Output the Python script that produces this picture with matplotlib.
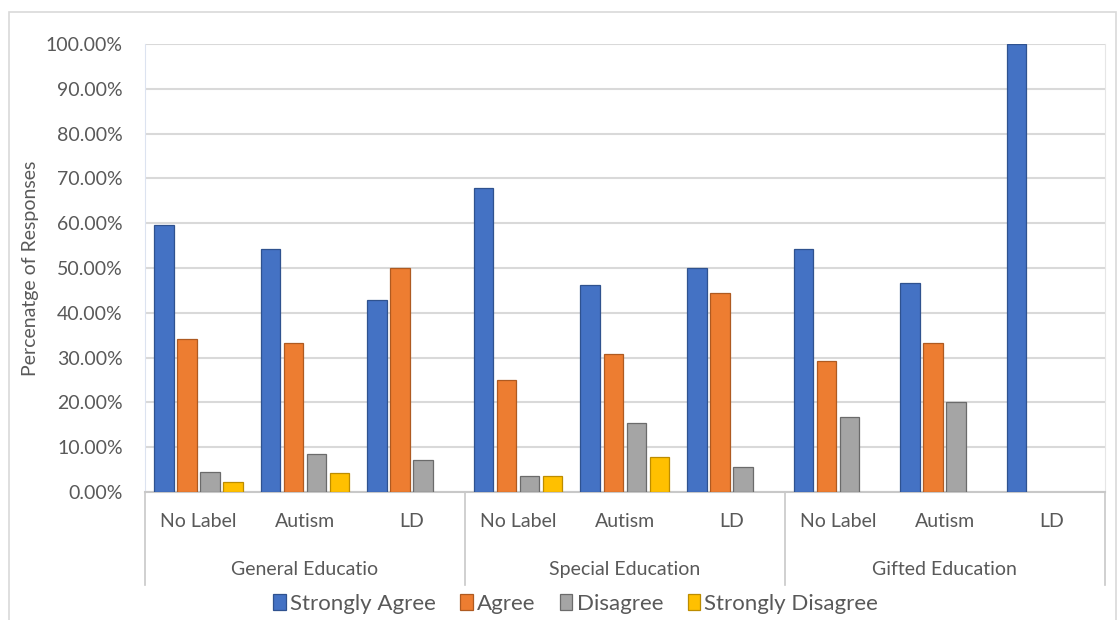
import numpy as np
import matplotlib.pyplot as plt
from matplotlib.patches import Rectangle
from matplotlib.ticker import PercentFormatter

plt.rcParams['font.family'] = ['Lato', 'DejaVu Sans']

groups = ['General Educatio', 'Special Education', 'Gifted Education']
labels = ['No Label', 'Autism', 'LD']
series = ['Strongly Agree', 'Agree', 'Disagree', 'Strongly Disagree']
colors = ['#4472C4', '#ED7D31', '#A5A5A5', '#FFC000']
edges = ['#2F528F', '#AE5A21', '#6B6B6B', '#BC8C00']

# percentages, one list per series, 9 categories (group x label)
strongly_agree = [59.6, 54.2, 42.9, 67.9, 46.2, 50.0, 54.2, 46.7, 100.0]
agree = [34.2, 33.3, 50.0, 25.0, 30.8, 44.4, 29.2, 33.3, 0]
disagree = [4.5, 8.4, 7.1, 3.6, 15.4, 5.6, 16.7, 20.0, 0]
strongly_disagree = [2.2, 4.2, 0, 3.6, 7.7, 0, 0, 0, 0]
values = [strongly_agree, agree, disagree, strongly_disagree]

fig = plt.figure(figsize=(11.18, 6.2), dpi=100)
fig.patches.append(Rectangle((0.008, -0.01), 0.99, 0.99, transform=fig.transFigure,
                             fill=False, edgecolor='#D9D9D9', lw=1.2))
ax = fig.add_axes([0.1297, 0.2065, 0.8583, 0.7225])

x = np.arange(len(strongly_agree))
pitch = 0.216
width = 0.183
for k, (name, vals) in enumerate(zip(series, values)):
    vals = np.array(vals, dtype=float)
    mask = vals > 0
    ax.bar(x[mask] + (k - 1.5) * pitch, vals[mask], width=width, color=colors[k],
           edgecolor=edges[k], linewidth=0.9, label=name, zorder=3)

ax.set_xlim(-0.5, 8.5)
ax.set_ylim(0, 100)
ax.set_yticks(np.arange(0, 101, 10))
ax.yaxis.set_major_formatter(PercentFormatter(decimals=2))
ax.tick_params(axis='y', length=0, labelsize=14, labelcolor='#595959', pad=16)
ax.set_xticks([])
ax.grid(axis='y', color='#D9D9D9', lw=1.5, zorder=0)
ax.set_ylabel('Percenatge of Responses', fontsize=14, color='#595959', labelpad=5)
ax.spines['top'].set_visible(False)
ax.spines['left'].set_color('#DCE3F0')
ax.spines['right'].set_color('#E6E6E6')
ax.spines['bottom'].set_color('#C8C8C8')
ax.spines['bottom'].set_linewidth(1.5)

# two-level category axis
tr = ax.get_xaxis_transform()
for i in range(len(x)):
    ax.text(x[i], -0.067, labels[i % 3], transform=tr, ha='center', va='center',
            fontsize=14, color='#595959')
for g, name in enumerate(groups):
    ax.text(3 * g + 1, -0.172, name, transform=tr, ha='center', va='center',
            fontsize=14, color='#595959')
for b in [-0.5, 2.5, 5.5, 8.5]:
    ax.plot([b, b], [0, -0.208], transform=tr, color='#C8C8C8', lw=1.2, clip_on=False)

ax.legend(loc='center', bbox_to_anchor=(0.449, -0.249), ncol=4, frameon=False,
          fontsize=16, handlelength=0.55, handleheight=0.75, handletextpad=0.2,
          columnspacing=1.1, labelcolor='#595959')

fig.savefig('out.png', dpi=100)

= = = = =

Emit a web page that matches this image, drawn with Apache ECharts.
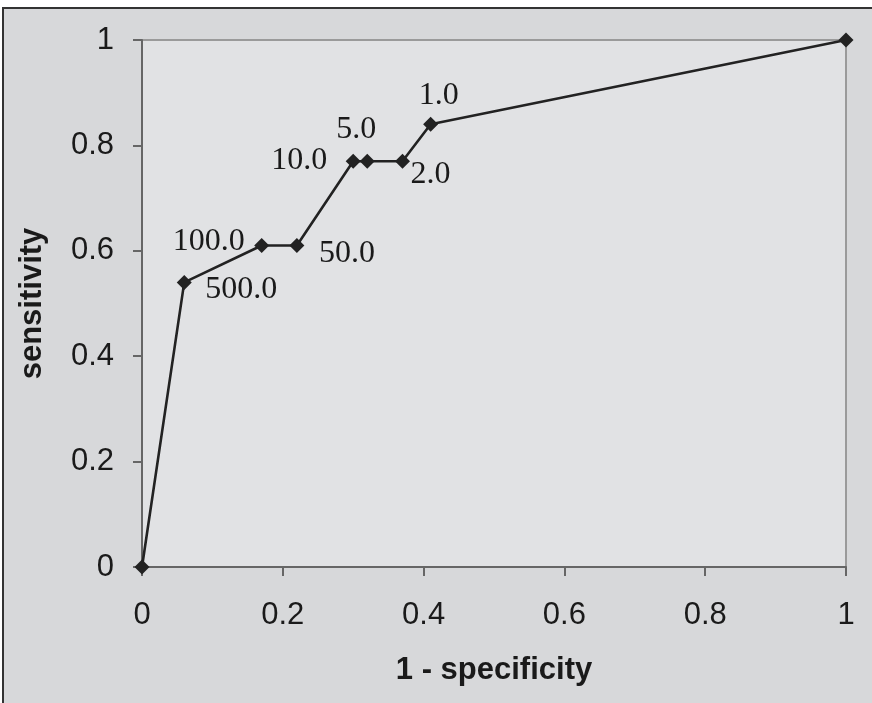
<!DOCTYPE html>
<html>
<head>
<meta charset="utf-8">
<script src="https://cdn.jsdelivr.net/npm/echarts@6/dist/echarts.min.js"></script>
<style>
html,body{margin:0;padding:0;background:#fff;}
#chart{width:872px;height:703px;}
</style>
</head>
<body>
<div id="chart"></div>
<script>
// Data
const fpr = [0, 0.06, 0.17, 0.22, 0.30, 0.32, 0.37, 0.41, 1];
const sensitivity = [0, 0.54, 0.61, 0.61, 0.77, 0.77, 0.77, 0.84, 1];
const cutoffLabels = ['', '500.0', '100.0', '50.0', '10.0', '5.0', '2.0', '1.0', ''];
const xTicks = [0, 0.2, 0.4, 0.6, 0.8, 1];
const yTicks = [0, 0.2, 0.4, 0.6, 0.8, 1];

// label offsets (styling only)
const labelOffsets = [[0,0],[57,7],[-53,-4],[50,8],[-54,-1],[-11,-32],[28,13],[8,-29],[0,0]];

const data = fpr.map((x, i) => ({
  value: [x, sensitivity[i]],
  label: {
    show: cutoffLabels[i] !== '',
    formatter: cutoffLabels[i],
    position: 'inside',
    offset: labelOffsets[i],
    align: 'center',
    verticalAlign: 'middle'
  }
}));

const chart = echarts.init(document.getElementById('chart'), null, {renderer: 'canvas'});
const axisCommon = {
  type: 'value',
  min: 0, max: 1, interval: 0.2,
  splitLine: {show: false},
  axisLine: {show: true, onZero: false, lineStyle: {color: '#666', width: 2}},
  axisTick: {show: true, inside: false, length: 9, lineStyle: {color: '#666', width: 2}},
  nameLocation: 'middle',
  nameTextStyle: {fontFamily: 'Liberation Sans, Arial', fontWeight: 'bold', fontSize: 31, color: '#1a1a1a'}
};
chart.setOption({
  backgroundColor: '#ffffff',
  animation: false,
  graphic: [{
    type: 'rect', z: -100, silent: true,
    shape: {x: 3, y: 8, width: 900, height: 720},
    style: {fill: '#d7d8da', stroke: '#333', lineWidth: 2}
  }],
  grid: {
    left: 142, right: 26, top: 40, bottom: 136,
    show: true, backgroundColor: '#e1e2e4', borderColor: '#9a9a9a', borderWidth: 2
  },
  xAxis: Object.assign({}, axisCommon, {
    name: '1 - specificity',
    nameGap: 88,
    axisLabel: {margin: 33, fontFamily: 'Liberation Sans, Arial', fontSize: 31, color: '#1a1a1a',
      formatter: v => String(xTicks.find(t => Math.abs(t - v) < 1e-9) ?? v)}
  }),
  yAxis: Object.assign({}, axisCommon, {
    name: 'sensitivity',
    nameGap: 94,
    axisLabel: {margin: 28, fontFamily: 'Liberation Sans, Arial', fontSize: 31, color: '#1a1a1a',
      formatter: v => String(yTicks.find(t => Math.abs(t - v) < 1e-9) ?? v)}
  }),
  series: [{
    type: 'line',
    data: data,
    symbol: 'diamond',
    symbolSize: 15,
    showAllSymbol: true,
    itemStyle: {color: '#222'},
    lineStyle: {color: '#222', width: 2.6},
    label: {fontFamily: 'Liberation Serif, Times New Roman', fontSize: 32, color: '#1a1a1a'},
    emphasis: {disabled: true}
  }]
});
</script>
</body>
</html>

= = = = =

• Given problem
In the listing, find each line with the string "that" and copy it.

• Correct answer
Output the Python script that produces this picture with matplotlib.
Emit a web page that matches this image, drawn with Apache ECharts.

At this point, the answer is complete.